Sovereign and quasi-sovereign debt issuers from Saudi Arabia, Qatar, the United Arab Emirates, Bahrain and Kuwait will become eligible for the EMBI Global Diversified (EMBIGD), EMBI Global (EMBIG) and EURO-EMBIG indexes, according to the statement, which was seen by Reuters on Wednesday.
Their entry will be phased in between Jan. 31 and Sept. 30. Both conventional bonds and sukuk, or Islamic bonds, will be eligible for inclusion in indexes, but sukuk will need to have a credit rating from at least one of the three major rating agencies to be included.
JP Morgan’s decision follows a surge of debt issuance from the Gulf Arab region in the past few years, as low oil prices force most countries to fund part of their state spending in the international debt markets.

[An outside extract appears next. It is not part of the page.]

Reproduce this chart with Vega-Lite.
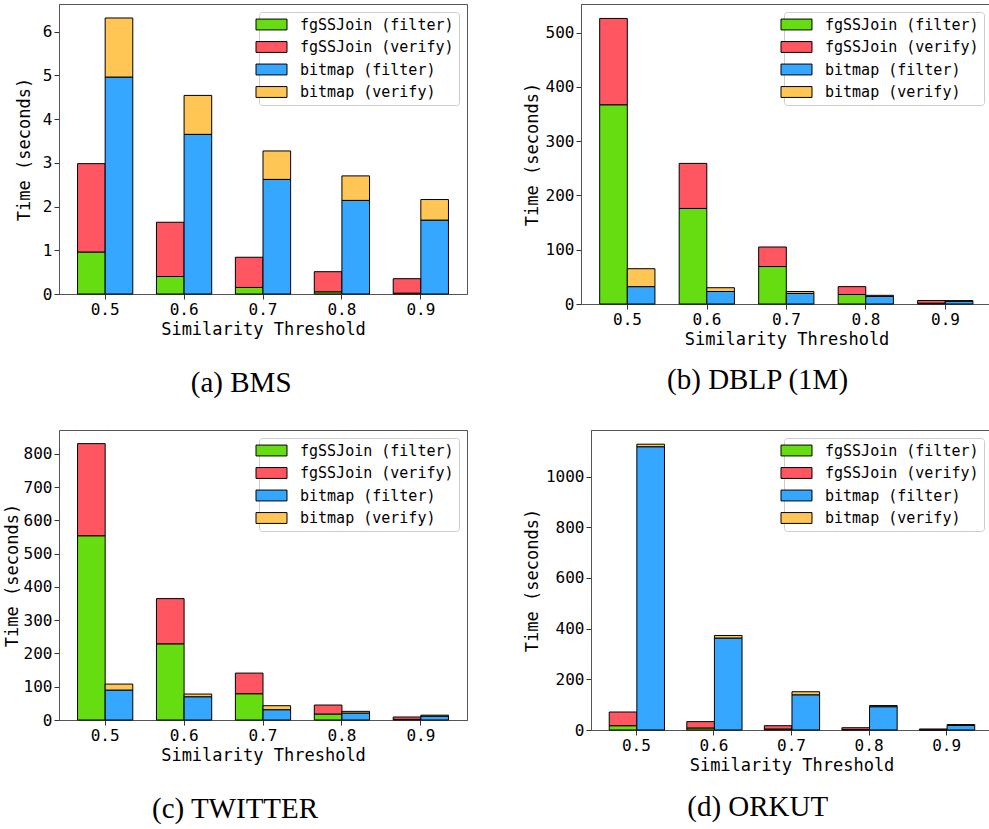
{
  "$schema": "https://vega.github.io/schema/vega-lite/v6.json",
  "padding": {"left": 2, "top": 3, "right": 0, "bottom": 0},
  "background": "white",
  "datasets": {
    "bms": [
      {"t": "0.5", "method": "fgSSJoin", "phase": "filter", "series": "fgSSJoin (filter)", "value": 0.96},
      {"t": "0.5", "method": "fgSSJoin", "phase": "verify", "series": "fgSSJoin (verify)", "value": 2.02},
      {"t": "0.5", "method": "bitmap", "phase": "filter", "series": "bitmap (filter)", "value": 4.96},
      {"t": "0.5", "method": "bitmap", "phase": "verify", "series": "bitmap (verify)", "value": 1.35},
      {"t": "0.6", "method": "fgSSJoin", "phase": "filter", "series": "fgSSJoin (filter)", "value": 0.40},
      {"t": "0.6", "method": "fgSSJoin", "phase": "verify", "series": "fgSSJoin (verify)", "value": 1.24},
      {"t": "0.6", "method": "bitmap", "phase": "filter", "series": "bitmap (filter)", "value": 3.65},
      {"t": "0.6", "method": "bitmap", "phase": "verify", "series": "bitmap (verify)", "value": 0.89},
      {"t": "0.7", "method": "fgSSJoin", "phase": "filter", "series": "fgSSJoin (filter)", "value": 0.15},
      {"t": "0.7", "method": "fgSSJoin", "phase": "verify", "series": "fgSSJoin (verify)", "value": 0.69},
      {"t": "0.7", "method": "bitmap", "phase": "filter", "series": "bitmap (filter)", "value": 2.62},
      {"t": "0.7", "method": "bitmap", "phase": "verify", "series": "bitmap (verify)", "value": 0.65},
      {"t": "0.8", "method": "fgSSJoin", "phase": "filter", "series": "fgSSJoin (filter)", "value": 0.05},
      {"t": "0.8", "method": "fgSSJoin", "phase": "verify", "series": "fgSSJoin (verify)", "value": 0.46},
      {"t": "0.8", "method": "bitmap", "phase": "filter", "series": "bitmap (filter)", "value": 2.14},
      {"t": "0.8", "method": "bitmap", "phase": "verify", "series": "bitmap (verify)", "value": 0.56},
      {"t": "0.9", "method": "fgSSJoin", "phase": "filter", "series": "fgSSJoin (filter)", "value": 0.02},
      {"t": "0.9", "method": "fgSSJoin", "phase": "verify", "series": "fgSSJoin (verify)", "value": 0.33},
      {"t": "0.9", "method": "bitmap", "phase": "filter", "series": "bitmap (filter)", "value": 1.69},
      {"t": "0.9", "method": "bitmap", "phase": "verify", "series": "bitmap (verify)", "value": 0.47}
    ],
    "dblp": [
      {"t": "0.5", "method": "fgSSJoin", "phase": "filter", "series": "fgSSJoin (filter)", "value": 367},
      {"t": "0.5", "method": "fgSSJoin", "phase": "verify", "series": "fgSSJoin (verify)", "value": 159},
      {"t": "0.5", "method": "bitmap", "phase": "filter", "series": "bitmap (filter)", "value": 32},
      {"t": "0.5", "method": "bitmap", "phase": "verify", "series": "bitmap (verify)", "value": 33},
      {"t": "0.6", "method": "fgSSJoin", "phase": "filter", "series": "fgSSJoin (filter)", "value": 176},
      {"t": "0.6", "method": "fgSSJoin", "phase": "verify", "series": "fgSSJoin (verify)", "value": 83},
      {"t": "0.6", "method": "bitmap", "phase": "filter", "series": "bitmap (filter)", "value": 23},
      {"t": "0.6", "method": "bitmap", "phase": "verify", "series": "bitmap (verify)", "value": 7},
      {"t": "0.7", "method": "fgSSJoin", "phase": "filter", "series": "fgSSJoin (filter)", "value": 69},
      {"t": "0.7", "method": "fgSSJoin", "phase": "verify", "series": "fgSSJoin (verify)", "value": 36},
      {"t": "0.7", "method": "bitmap", "phase": "filter", "series": "bitmap (filter)", "value": 19.5},
      {"t": "0.7", "method": "bitmap", "phase": "verify", "series": "bitmap (verify)", "value": 3.5},
      {"t": "0.8", "method": "fgSSJoin", "phase": "filter", "series": "fgSSJoin (filter)", "value": 17.5},
      {"t": "0.8", "method": "fgSSJoin", "phase": "verify", "series": "fgSSJoin (verify)", "value": 14.5},
      {"t": "0.8", "method": "bitmap", "phase": "filter", "series": "bitmap (filter)", "value": 14},
      {"t": "0.8", "method": "bitmap", "phase": "verify", "series": "bitmap (verify)", "value": 2},
      {"t": "0.9", "method": "fgSSJoin", "phase": "filter", "series": "fgSSJoin (filter)", "value": 1.5},
      {"t": "0.9", "method": "fgSSJoin", "phase": "verify", "series": "fgSSJoin (verify)", "value": 5},
      {"t": "0.9", "method": "bitmap", "phase": "filter", "series": "bitmap (filter)", "value": 5},
      {"t": "0.9", "method": "bitmap", "phase": "verify", "series": "bitmap (verify)", "value": 1.2}
    ],
    "twitter": [
      {"t": "0.5", "method": "fgSSJoin", "phase": "filter", "series": "fgSSJoin (filter)", "value": 554},
      {"t": "0.5", "method": "fgSSJoin", "phase": "verify", "series": "fgSSJoin (verify)", "value": 277},
      {"t": "0.5", "method": "bitmap", "phase": "filter", "series": "bitmap (filter)", "value": 90},
      {"t": "0.5", "method": "bitmap", "phase": "verify", "series": "bitmap (verify)", "value": 18},
      {"t": "0.6", "method": "fgSSJoin", "phase": "filter", "series": "fgSSJoin (filter)", "value": 229},
      {"t": "0.6", "method": "fgSSJoin", "phase": "verify", "series": "fgSSJoin (verify)", "value": 136},
      {"t": "0.6", "method": "bitmap", "phase": "filter", "series": "bitmap (filter)", "value": 70},
      {"t": "0.6", "method": "bitmap", "phase": "verify", "series": "bitmap (verify)", "value": 8},
      {"t": "0.7", "method": "fgSSJoin", "phase": "filter", "series": "fgSSJoin (filter)", "value": 79},
      {"t": "0.7", "method": "fgSSJoin", "phase": "verify", "series": "fgSSJoin (verify)", "value": 62},
      {"t": "0.7", "method": "bitmap", "phase": "filter", "series": "bitmap (filter)", "value": 31},
      {"t": "0.7", "method": "bitmap", "phase": "verify", "series": "bitmap (verify)", "value": 12},
      {"t": "0.8", "method": "fgSSJoin", "phase": "filter", "series": "fgSSJoin (filter)", "value": 18},
      {"t": "0.8", "method": "fgSSJoin", "phase": "verify", "series": "fgSSJoin (verify)", "value": 27},
      {"t": "0.8", "method": "bitmap", "phase": "filter", "series": "bitmap (filter)", "value": 21},
      {"t": "0.8", "method": "bitmap", "phase": "verify", "series": "bitmap (verify)", "value": 5},
      {"t": "0.9", "method": "fgSSJoin", "phase": "filter", "series": "fgSSJoin (filter)", "value": 2},
      {"t": "0.9", "method": "fgSSJoin", "phase": "verify", "series": "fgSSJoin (verify)", "value": 7},
      {"t": "0.9", "method": "bitmap", "phase": "filter", "series": "bitmap (filter)", "value": 11.5},
      {"t": "0.9", "method": "bitmap", "phase": "verify", "series": "bitmap (verify)", "value": 3}
    ],
    "orkut": [
      {"t": "0.5", "method": "fgSSJoin", "phase": "filter", "series": "fgSSJoin (filter)", "value": 17},
      {"t": "0.5", "method": "fgSSJoin", "phase": "verify", "series": "fgSSJoin (verify)", "value": 54},
      {"t": "0.5", "method": "bitmap", "phase": "filter", "series": "bitmap (filter)", "value": 1118},
      {"t": "0.5", "method": "bitmap", "phase": "verify", "series": "bitmap (verify)", "value": 10},
      {"t": "0.6", "method": "fgSSJoin", "phase": "filter", "series": "fgSSJoin (filter)", "value": 8},
      {"t": "0.6", "method": "fgSSJoin", "phase": "verify", "series": "fgSSJoin (verify)", "value": 25},
      {"t": "0.6", "method": "bitmap", "phase": "filter", "series": "bitmap (filter)", "value": 363},
      {"t": "0.6", "method": "bitmap", "phase": "verify", "series": "bitmap (verify)", "value": 10},
      {"t": "0.7", "method": "fgSSJoin", "phase": "filter", "series": "fgSSJoin (filter)", "value": 4},
      {"t": "0.7", "method": "fgSSJoin", "phase": "verify", "series": "fgSSJoin (verify)", "value": 13},
      {"t": "0.7", "method": "bitmap", "phase": "filter", "series": "bitmap (filter)", "value": 139},
      {"t": "0.7", "method": "bitmap", "phase": "verify", "series": "bitmap (verify)", "value": 12},
      {"t": "0.8", "method": "fgSSJoin", "phase": "filter", "series": "fgSSJoin (filter)", "value": 1.5},
      {"t": "0.8", "method": "fgSSJoin", "phase": "verify", "series": "fgSSJoin (verify)", "value": 7.5},
      {"t": "0.8", "method": "bitmap", "phase": "filter", "series": "bitmap (filter)", "value": 92},
      {"t": "0.8", "method": "bitmap", "phase": "verify", "series": "bitmap (verify)", "value": 4.5},
      {"t": "0.9", "method": "fgSSJoin", "phase": "filter", "series": "fgSSJoin (filter)", "value": 0.8},
      {"t": "0.9", "method": "fgSSJoin", "phase": "verify", "series": "fgSSJoin (verify)", "value": 3.2},
      {"t": "0.9", "method": "bitmap", "phase": "filter", "series": "bitmap (filter)", "value": 18},
      {"t": "0.9", "method": "bitmap", "phase": "verify", "series": "bitmap (verify)", "value": 3.5}
    ]
  },
  "columns": 2,
  "align": "none",
  "spacing": {"row": 30, "column": 54},
  "concat": [
    {
      "data": {"name": "bms"},
      "width": 408, "height": 290,
      "title": {"text": "(a) BMS", "offset": 32},
      "mark": {"type": "bar"},
      "encoding": {
        "x": {"field": "t", "type": "nominal", "scale": {"paddingInner": 0.3, "paddingOuter": 0.235}, "axis": {"title": "Similarity Threshold"}},
        "xOffset": {"field": "method", "type": "nominal", "scale": {"domain": ["fgSSJoin", "bitmap"], "paddingInner": 0, "paddingOuter": 0}},
        "y": {"field": "value", "type": "quantitative", "stack": "zero", "scale": {"domain": [0, 6.63], "nice": false}, "axis": {"title": "Time (seconds)", "values": [0, 1, 2, 3, 4, 5, 6], "format": "d", "titlePadding": 9}},
        "color": {"field": "series", "type": "nominal", "scale": {"domain": ["fgSSJoin (filter)", "fgSSJoin (verify)", "bitmap (filter)", "bitmap (verify)"], "range": ["#66dd11", "#ff5662", "#36a7ff", "#ffc655"]}, "legend": {"title": null, "orient": "top-right", "offset": 8}},
        "order": {"field": "phase", "sort": "ascending"}
      }
    },
    {
      "data": {"name": "dblp"},
      "width": 411, "height": 300,
      "title": {"text": "(b) DBLP (1M)", "offset": 19},
      "mark": {"type": "bar"},
      "encoding": {
        "x": {"field": "t", "type": "nominal", "scale": {"paddingInner": 0.3, "paddingOuter": 0.235}, "axis": {"title": "Similarity Threshold"}},
        "xOffset": {"field": "method", "type": "nominal", "scale": {"domain": ["fgSSJoin", "bitmap"], "paddingInner": 0, "paddingOuter": 0}},
        "y": {"field": "value", "type": "quantitative", "stack": "zero", "scale": {"domain": [0, 552.6], "nice": false}, "axis": {"title": "Time (seconds)", "values": [0, 100, 200, 300, 400, 500], "format": "d"}},
        "color": {"field": "series", "type": "nominal", "scale": {"domain": ["fgSSJoin (filter)", "fgSSJoin (verify)", "bitmap (filter)", "bitmap (verify)"], "range": ["#66dd11", "#ff5662", "#36a7ff", "#ffc655"]}, "legend": {"title": null, "orient": "top-right", "offset": 8}},
        "order": {"field": "phase", "sort": "ascending"}
      }
    },
    {
      "data": {"name": "twitter"},
      "width": 408, "height": 290,
      "title": {"text": "(c) TWITTER", "offset": 32},
      "mark": {"type": "bar"},
      "encoding": {
        "x": {"field": "t", "type": "nominal", "scale": {"paddingInner": 0.3, "paddingOuter": 0.235}, "axis": {"title": "Similarity Threshold"}},
        "xOffset": {"field": "method", "type": "nominal", "scale": {"domain": ["fgSSJoin", "bitmap"], "paddingInner": 0, "paddingOuter": 0}},
        "y": {"field": "value", "type": "quantitative", "stack": "zero", "scale": {"domain": [0, 872], "nice": false}, "axis": {"title": "Time (seconds)", "values": [0, 100, 200, 300, 400, 500, 600, 700, 800], "format": "d", "titlePadding": 2}},
        "color": {"field": "series", "type": "nominal", "scale": {"domain": ["fgSSJoin (filter)", "fgSSJoin (verify)", "bitmap (filter)", "bitmap (verify)"], "range": ["#66dd11", "#ff5662", "#36a7ff", "#ffc655"]}, "legend": {"title": null, "orient": "top-right", "offset": 8}},
        "order": {"field": "phase", "sort": "ascending"}
      }
    },
    {
      "data": {"name": "orkut"},
      "width": 401, "height": 300,
      "title": {"text": "(d) ORKUT", "offset": 20},
      "mark": {"type": "bar"},
      "encoding": {
        "x": {"field": "t", "type": "nominal", "scale": {"paddingInner": 0.3, "paddingOuter": 0.235}, "axis": {"title": "Similarity Threshold"}},
        "xOffset": {"field": "method", "type": "nominal", "scale": {"domain": ["fgSSJoin", "bitmap"], "paddingInner": 0, "paddingOuter": 0}},
        "y": {"field": "value", "type": "quantitative", "stack": "zero", "scale": {"domain": [0, 1184], "nice": false}, "axis": {"title": "Time (seconds)", "values": [0, 200, 400, 600, 800, 1000], "format": "d"}},
        "color": {"field": "series", "type": "nominal", "scale": {"domain": ["fgSSJoin (filter)", "fgSSJoin (verify)", "bitmap (filter)", "bitmap (verify)"], "range": ["#66dd11", "#ff5662", "#36a7ff", "#ffc655"]}, "legend": {"title": null, "orient": "top-right", "offset": 8}},
        "order": {"field": "phase", "sort": "ascending"}
      }
    }
  ],
  "resolve": {"scale": {"color": "independent"}, "legend": {"color": "independent"}},
  "config": {
    "font": "DejaVu Sans Mono",
    "view": {"stroke": "#555", "strokeWidth": 1},
    "bar": {"stroke": "black", "strokeWidth": 1, "opacity": 1},
    "axis": {
      "labelFont": "DejaVu Sans Mono", "labelFontSize": 16, "labelColor": "black",
      "titleFont": "DejaVu Sans Mono", "titleFontSize": 17, "titleFontWeight": "normal", "titleColor": "black",
      "tickColor": "#333", "tickSize": 5, "ticks": true, "domainColor": "#555", "grid": false,
      "labelPadding": 2, "titlePadding": 4
    },
    "axisX": {"labelAngle": 0},
    "legend": {
      "padding": 5,
      "strokeColor": "#cccccc", "fillColor": "white", "cornerRadius": 3,
      "labelFont": "DejaVu Sans Mono", "labelFontSize": 15, "labelColor": "black", "labelLimit": 300,
      "symbolType": "M-2.214,-0.775L2.214,-0.775L2.214,0.775L-2.214,0.775Z", "symbolSize": 196,
      "symbolStrokeColor": "black", "symbolStrokeWidth": 1, "symbolOpacity": 1,
      "labelOffset": 21, "rowPadding": 6.5
    },
    "title": {
      "font": "Liberation Serif", "fontSize": 29, "fontWeight": "normal", "color": "black",
      "orient": "bottom", "anchor": "middle", "frame": "bounds"
    }
  }
}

Saudi Arabia, Bahrain, Kuwait, Oman and Qatar have issued a quarter of all new debt sold by emerging market countries in each of the last three years.
The inclusion of Gulf Cooperation Council countries in the indexes will leave them representing around 11.2 percent of JP Morgan’s EMBI Global Diversified and EMBI Global series, the statement said.
“It is estimated that around $360 billion of assets under management are benchmarked against the EMBIG family, with the EMBIG diversified at around $300 billion,” said Zeina Rizk, director of fixed income asset management at Arqaam Capital in Dubai.
Rizk estimated this would translate into about $30 billion of inflows into the five countries’ debt.
“Those inflows are not going to come on day one, but the tailwind resulting from the inclusion headline, coupled with pegged currencies, strong oil prices, a relative immunity from trade wars and high credit quality, leads us to the view that the GCC has better value than the rest of emerging markets.”
The minimum size for inclusion in the indexes is $500 million, and during the inclusion process, instruments will need to have a maturity date beyond March 2022, the statement said.